Titre : Estimating terrestrial carbon sequestered in aboveground woody biomass from remotely sensed data : the use of SEBAL and CASA algorithms in a semi arid area of Serowe Botswana

Auteur : Nenge Namayanga, L.

Etablissement de soutenance : International Institute for Geo-information Science & Earth Observation (ITC) Netherlands

Grade : Master of Science Degree in Environmental Systems Analysis and Management (2002)

Résumé
Lack of cheaper, precise, universally applicable, and environmentally benign approaches in the quantification of carbon sequestered in aboveground woody biomass has contributed to the controversial ratification and slow implementation of the Kyoto Protocol. However, the drafting of the Kyoto Protocol has made the subject of carbon sequestration become stronger and more important. Many researchers have shown that dry matter (biomass) is a timeintegrated product of fractional photosynthetically active radiation ( ƒ PAR) and incoming solar radiation (K ↓ ). This research study explored the use of remote sensing and GIS in the estimation of carbon sequestered in a semi-arid area through the use of the Surface Energy Balance Algorithm for Land (SEBAL) and the Carnegie Ames, Stanford Approach (CASA). Having allometrically estimated the aboveground woody biomass in-situ and consequently the amount of carbon sequestered in t/ha, remotely sensed data was used to estimate the amount of carbon sequestered over the same area. Field estimations of fresh weight aboveground woody biomass in Serowe-Botswana gave an average biomass stock of 13 ± 3 t/ha translating to 3.9 ± 0.5 tC/ha over the entire study area. Carbon stock values ranged from 52 tC/ha in the sandveld stratum to 150 tC/ha in the escarpment woodland. The SEBAL-CASA remote sensing approach yielded a negative value of 11 ± 0.7 t/ha convertible to a negative value of 5 ± 0.3 tC/ha. The estimated difference for the two approaches thence gave a value of 8.93 suggesting the acceptance of the alternate hypothesis. However, trends of the estimates of these methods correlate well.

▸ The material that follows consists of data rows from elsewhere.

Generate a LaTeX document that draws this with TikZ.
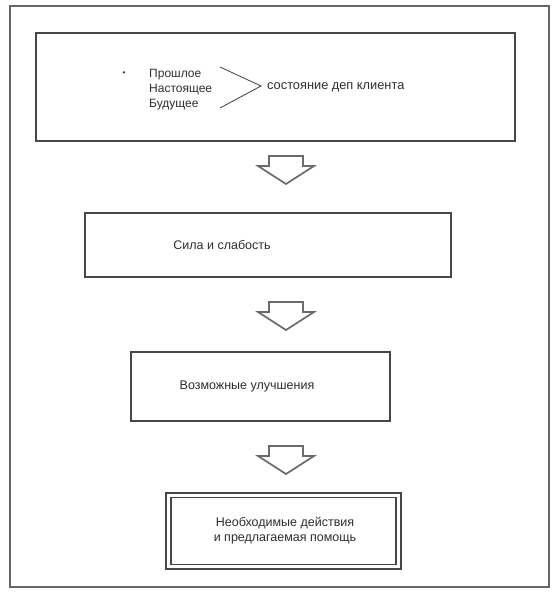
\documentclass[tikz,border=0pt]{standalone}
\usepackage{fontspec}
\setmainfont{Liberation Sans}
\begin{document}
\begin{tikzpicture}[x=1pt,y=-1pt,
  frame/.style={draw=black!60,line width=1.2pt,inner sep=0pt},
  box/.style={draw=black!72,line width=1.1pt,inner sep=0pt},
  lbl/.style={font=\fontsize{12.5}{15}\selectfont,text=black!82,inner sep=0pt},
  chev/.style={draw=black!75,line width=0.8pt},
  blockarrow/.style={draw=black!58,line width=1.7pt,line join=miter,fill=white},
  downarrow/.pic={\path[blockarrow] (-17,0) -- (17,0) -- (17,10) -- (28,10) -- (0,28) -- (-28,10) -- (-17,10) -- cycle;}]
\useasboundingbox (0,0) rectangle (559,592);
\fill[white] (0,0) rectangle (559,592);
% outer frame
\node[frame,minimum width=539pt,minimum height=581pt] (frame) at (279.5,296.5) {};
% boxes
\node[box,minimum width=479pt,minimum height=108pt] (b1) at (275.5,87) {};
\node[box,minimum width=366pt,minimum height=64pt] (b2) at (268,245) {};
\node[box,minimum width=259pt,minimum height=69pt] (b3) at (260.5,386.5) {};
\node[box,minimum width=235pt,minimum height=76pt] (b4) at (283.5,531) {};
\node[box,minimum width=225pt,minimum height=67pt] (b4in) at (b4.center) {};
% box 1 content
\node[lbl] (bul) at (124,74) {\fontsize{8}{8}\selectfont •};
\node[lbl,anchor=west,font=\fontsize{12}{14}\selectfont] (t1) at (149,75) {Прошлое};
\node[lbl,anchor=west,font=\fontsize{12}{14}\selectfont] (t2) at (149,90) {Настоящее};
\node[lbl,anchor=west,font=\fontsize{12}{14}\selectfont] (t3) at (149,105) {Будущее};
\coordinate (ca) at (220,67);
\coordinate (cv) at (261,86);
\coordinate (cb) at (220,108);
\draw[chev] (ca) -- (cv) -- (cb);
\node[lbl,anchor=west,font=\fontsize{12.8}{14}\selectfont] (t4) at (267,87) {состояние деп клиента};
% other labels
\node[lbl] (t5) at (222,245) {Сила и слабость};
\node[lbl] (t6) at (247,386) {Возможные улучшения};
\node[lbl,align=center] (t7) at (285,531) {Необходимые действия\\и предлагаемая помощь};
% block arrows
\pic at (286,156) {downarrow};
\pic at (286,302) {downarrow};
\pic at (286,446) {downarrow};
\end{tikzpicture}
\end{document}
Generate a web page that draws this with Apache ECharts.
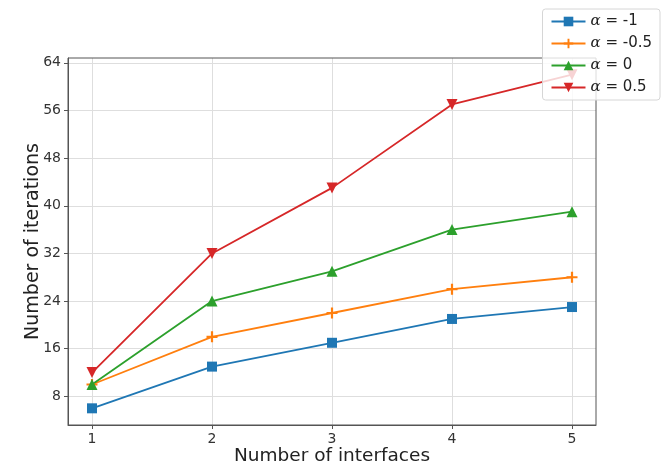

The high difference suggested by the statistics could be interpreted as the uncertainties associated with the use of limited meteorological data in the remote sensing approach. A carbon conversion factor specifically generated for the study area by means of laboratory analysis was found to be 0.43 and comparable to the factors of 0.46 and 0.5. Although the results in this study show a significant difference between the two methods, the remote sensing approach shows potential to accurately estimate carbon. Relationships between water, carbon and energy have been explored and gave an insight in the possible application of remote sensing in carbon monitoring and management projects when carbon becomes an internationally tradable commodity.